Volgens vaste rechtspraak levert een kostenveroordeling ook voor de nakosten een executoriale titel op. Een veroordeling tot betaling van de proceskosten omvat dus een veroordeling tot betaling van de nakosten. De kantonrechter zal daarom de gevorderde nakosten (die worden begroot op € 124,00 en, als betekening van het vonnis heeft plaatsgevonden, de explootkosten van betekening van het vonnis) niet afzonderlijk in de proceskostenveroordeling vermelden.
4.13.
Het voorgaande leidt tot de volgende beslissing.
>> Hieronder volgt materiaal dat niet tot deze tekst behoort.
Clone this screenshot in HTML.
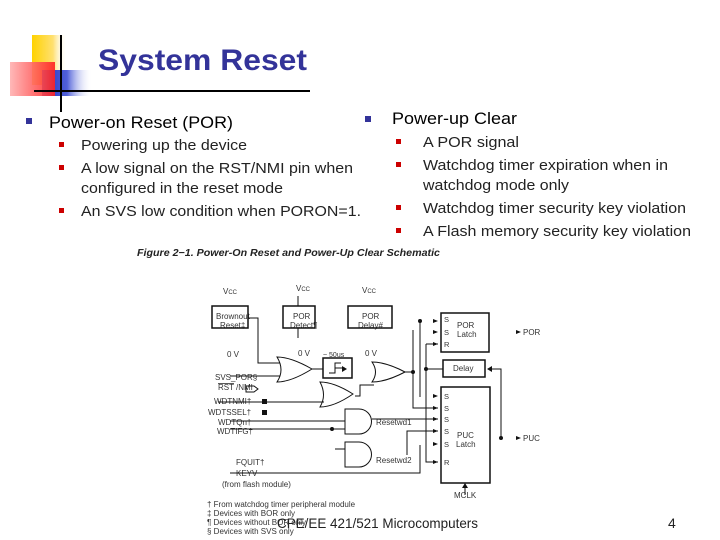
<!DOCTYPE html>
<html><head><meta charset="utf-8"><style>
html,body{margin:0;padding:0;background:#fff;}
svg{display:block;font-family:"Liberation Sans",Arial,sans-serif;}
</style></head><body>
<svg width="720" height="540" viewBox="0 0 720 540" xmlns="http://www.w3.org/2000/svg">
<defs>
<linearGradient id="gy" x1="0" x2="1"><stop offset="0" stop-color="#ffd200"/><stop offset="0.6" stop-color="#ffe070"/><stop offset="1" stop-color="#fff" stop-opacity="0"/></linearGradient>
<linearGradient id="gb" x1="0" x2="1"><stop offset="0" stop-color="#2030c0"/><stop offset="0.5" stop-color="#5060d8"/><stop offset="1" stop-color="#fff" stop-opacity="0"/></linearGradient>
<linearGradient id="gr" x1="0" x2="1"><stop offset="0" stop-color="#ffb0b0"/><stop offset="1" stop-color="#ff2020"/></linearGradient>
</defs>
<!-- logo -->
<rect x="32" y="35" width="35" height="50" fill="url(#gy)"/>
<rect x="42" y="70" width="50" height="26" fill="url(#gb)"/>
<rect x="10" y="62" width="45" height="34" fill="url(#gr)" opacity="0.9"/>
<line x1="61" y1="35" x2="61" y2="112" stroke="#000" stroke-width="2"/>
<line x1="34" y1="91" x2="310" y2="91" stroke="#000" stroke-width="2"/>
<text x="98" y="70" font-size="30" font-weight="bold" fill="#333399" textLength="209" lengthAdjust="spacingAndGlyphs">System Reset</text>
<!-- bullets -->
<g fill="#333399"><rect x="26" y="118" width="6" height="6"/><rect x="365" y="116" width="6" height="6"/></g>
<text x="49" y="128" font-size="17" textLength="184" lengthAdjust="spacingAndGlyphs">Power-on Reset (POR)</text>
<text x="392" y="124" font-size="17" textLength="125" lengthAdjust="spacingAndGlyphs">Power-up Clear</text>
<g fill="#cc0000">
<rect x="59" y="142" width="5" height="5"/><rect x="59" y="165" width="5" height="5"/><rect x="59" y="208" width="5" height="5"/>
<rect x="396" y="139" width="5" height="5"/><rect x="396" y="162" width="5" height="5"/><rect x="396" y="205" width="5" height="5"/><rect x="396" y="228" width="5" height="5"/>
</g>
<g font-size="14.5" fill="#222" lengthAdjust="spacingAndGlyphs">
<text x="81" y="150" textLength="166" lengthAdjust="spacingAndGlyphs">Powering up the device</text>
<text x="81" y="173" textLength="272" lengthAdjust="spacingAndGlyphs">A low signal on the RST/NMI pin when</text>
<text x="81" y="193" textLength="202" lengthAdjust="spacingAndGlyphs">configured in the reset mode</text>
<text x="81" y="216" textLength="280" lengthAdjust="spacingAndGlyphs">An SVS low condition when PORON=1.</text>
<text x="423" y="147" textLength="96" lengthAdjust="spacingAndGlyphs">A POR signal</text>
<text x="423" y="170" textLength="245" lengthAdjust="spacingAndGlyphs">Watchdog timer expiration when in</text>
<text x="423" y="190" textLength="146" lengthAdjust="spacingAndGlyphs">watchdog mode only</text>
<text x="423" y="213" textLength="263" lengthAdjust="spacingAndGlyphs">Watchdog timer security key violation</text>
<text x="423" y="236" textLength="268" lengthAdjust="spacingAndGlyphs">A Flash memory security key violation</text>
</g>
<!-- schematic -->
<text x="137" y="256" font-size="10" font-style="italic" font-weight="bold" fill="#222" textLength="303" lengthAdjust="spacingAndGlyphs">Figure 2−1. Power-On Reset and Power-Up Clear Schematic</text>
<g font-size="8" fill="#333">
<text x="223" y="294">V<tspan font-size="6">CC</tspan></text>
<text x="296" y="291">V<tspan font-size="6">CC</tspan></text>
<text x="362" y="293">V<tspan font-size="6">CC</tspan></text>
<text x="227" y="357">0 V</text><text x="298" y="356">0 V</text><text x="365" y="356">0 V</text>
<text x="323" y="357" font-size="7">~ 50us</text>
<text x="216" y="319">Brownout</text><text x="220" y="328">Reset‡</text>
<text x="293" y="319">POR</text><text x="290" y="328">Detect¶</text>
<text x="362" y="319">POR</text><text x="358" y="328">Delay#</text>
<text x="457" y="328">POR</text><text x="457" y="337">Latch</text>
<text x="453" y="371">Delay</text>
<text x="457" y="438">PUC</text><text x="456" y="447">Latch</text>
<g font-size="7.5">
<text x="444" y="322">S</text><text x="444" y="335">S</text><text x="444" y="347">R</text>
<text x="444" y="399">S</text><text x="444" y="411">S</text><text x="444" y="422">S</text><text x="444" y="434">S</text><text x="444" y="447">S</text><text x="444" y="465">R</text>
</g>
<text x="215" y="380">SVS_POR§</text>
<text x="218" y="390" text-decoration="overline">RST</text><text x="236" y="390">/NMI</text>
<text x="214" y="404">WDTNMI†</text>
<text x="208" y="415">WDTSSEL†</text>
<text x="218" y="425">WDTQn†</text>
<text x="217" y="434">WDTIFG†</text>
<text x="376" y="425">Resetwd1</text>
<text x="376" y="463">Resetwd2</text>
<text x="236" y="465">FQUIT†</text>
<text x="236" y="476">KEYV</text>
<text x="222" y="487">(from flash module)</text>
<text x="523" y="335">POR</text>
<text x="523" y="441">PUC</text>
<text x="454" y="498">MCLK</text>
<text x="207" y="507">† From watchdog timer peripheral module</text>
<text x="207" y="516">‡ Devices with BOR only</text>
<text x="207" y="525">¶ Devices without BOR only</text>
<text x="207" y="534">§ Devices with SVS only</text>
</g>
<g fill="none" stroke="#111" stroke-width="1">
<rect x="212" y="306" width="36" height="22" stroke-width="1.5"/>
<rect x="283" y="306" width="32" height="22" stroke-width="1.5"/>
<rect x="348" y="306" width="44" height="22" stroke-width="1.5"/>
<rect x="441" y="313" width="48" height="39" stroke-width="1.5"/>
<rect x="443" y="360" width="42" height="17" stroke-width="1.5"/>
<rect x="441" y="387" width="49" height="96" stroke-width="1.5"/>
<rect x="323" y="358" width="29" height="20" stroke-width="1.5"/>
<path d="M329 373 h6 v-10 h6 M335 368 h10"/>
<path d="M277 357 q14 0 35 12 q-21 13 -35 13 q8 -12 0 -25z"/>
<path d="M372 362 q14 0 33 10 q-19 10 -33 10 q7 -10 0 -20z"/>
<path d="M320 382 q14 0 33 12 q-19 13 -33 13 q7 -12 0 -25z"/>
<path d="M345 409 h14 a12.5 12.5 0 0 1 0 25 h-14z"/>
<path d="M345 442 h14 a12.5 12.5 0 0 1 0 25 h-14z"/>
<path d="M248 318 h10 v45 h22"/>
<path d="M230 376 h50"/>
<path d="M298 296 v10 M298 328 v10"/>
<path d="M312 369 h11"/>
<path d="M218 402 h106"/>
<path d="M355 396 h5 v-11 h14"/>
<path d="M230 421 h115 M230 429 h115"/>
<path d="M372 419 h66"/>
<path d="M335 449 h10"/>
<path d="M405 372 h8 M413 330 v78 h25"/>
<path d="M420 321 v76"/>
<path d="M426 344 h12 M426 344 v118 h12 M426 369 h17"/>
<path d="M407 455 v-24 h31"/>
<path d="M230 473 h190 v-28"/>
<path d="M488 369 h13 v69"/>
<path d="M465 495 v-10"/>
<path d="M246 386 h8 l4 3 l-4 3 h-8z"/>
</g>
<g fill="#111">
<circle cx="413" cy="372" r="2"/><circle cx="420" cy="321" r="2"/><circle cx="426" cy="369" r="2"/>
<circle cx="501" cy="438" r="2"/><circle cx="332" cy="429" r="2"/>
<rect x="262" y="399" width="5" height="5"/><rect x="262" y="410" width="5" height="5"/>
<path d="M347 369 l-5 -3 v6z"/>
<path d="M433 319 l5 2 l-5 2z M433 330 l5 2 l-5 2z M433 342 l5 2 l-5 2z M433 394 l5 2 l-5 2z M433 406 l5 2 l-5 2z M433 417 l5 2 l-5 2z M433 429 l5 2 l-5 2z M433 442 l5 2 l-5 2z M433 460 l5 2 l-5 2z"/>
<path d="M516 330 l5 2 l-5 2z M516 436 l5 2 l-5 2z"/>
<path d="M487 369 l5 -3 v6z"/>
<path d="M465 483 l-3 5 h6z"/>
</g>
<text x="277" y="528" font-size="14" fill="#222" textLength="201" lengthAdjust="spacingAndGlyphs">CPE/EE 421/521 Microcomputers</text>
<text x="668" y="528" font-size="14" fill="#222">4</text>
</svg>
</body></html>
Wat partijen voor het overige hebben aangevoerd, leidt niet tot een ander oordeel en hoeft verder niet te worden besproken.

5.De beslissing

De kantonrechter:
de vordering
5.1.
wijst de vordering af;
5.2.
veroordeelt [eiser] tot betaling van de proceskosten, die tot en met vandaag voor [gedaagde] worden vastgesteld op een bedrag van € 1.496,00 aan salaris van de gemachtigde van [gedaagde] ;
5.3.
verklaart de proceskostenveroordeling uitvoerbaar bij voorraad.
de tegenvordering
5.4.
veroordeelt [eiser] om binnen 14 dagen na betekening van dit vonnis de door hem ten laste van [gedaagde] gelegde beslagen onder de Rabobank, de Volksbank en op de woning aan de [adres 2] te [woonplaats 2] op te heffen, onder verbeurte van een dwangsom van € 250,00 per dag (een dagdeel daaronder begrepen) dat [eiser] niet aan deze veroordeling voldoet, met een maximum van € 25.000,00 aan te verbeuren dwangsommen;
5.5.
verklaart dit vonnis tot zover uitvoerbaar bij voorraad;
5.6.
veroordeelt [eiser] tot betaling van de proceskosten, die de kantonrechter aan de kant van [gedaagde] tot en met vandaag vaststelt op: nihil.
Dit vonnis is gewezen door mr. B. Voogd en op bovengenoemde datum in het openbaar uitgesproken in aanwezigheid van de griffier.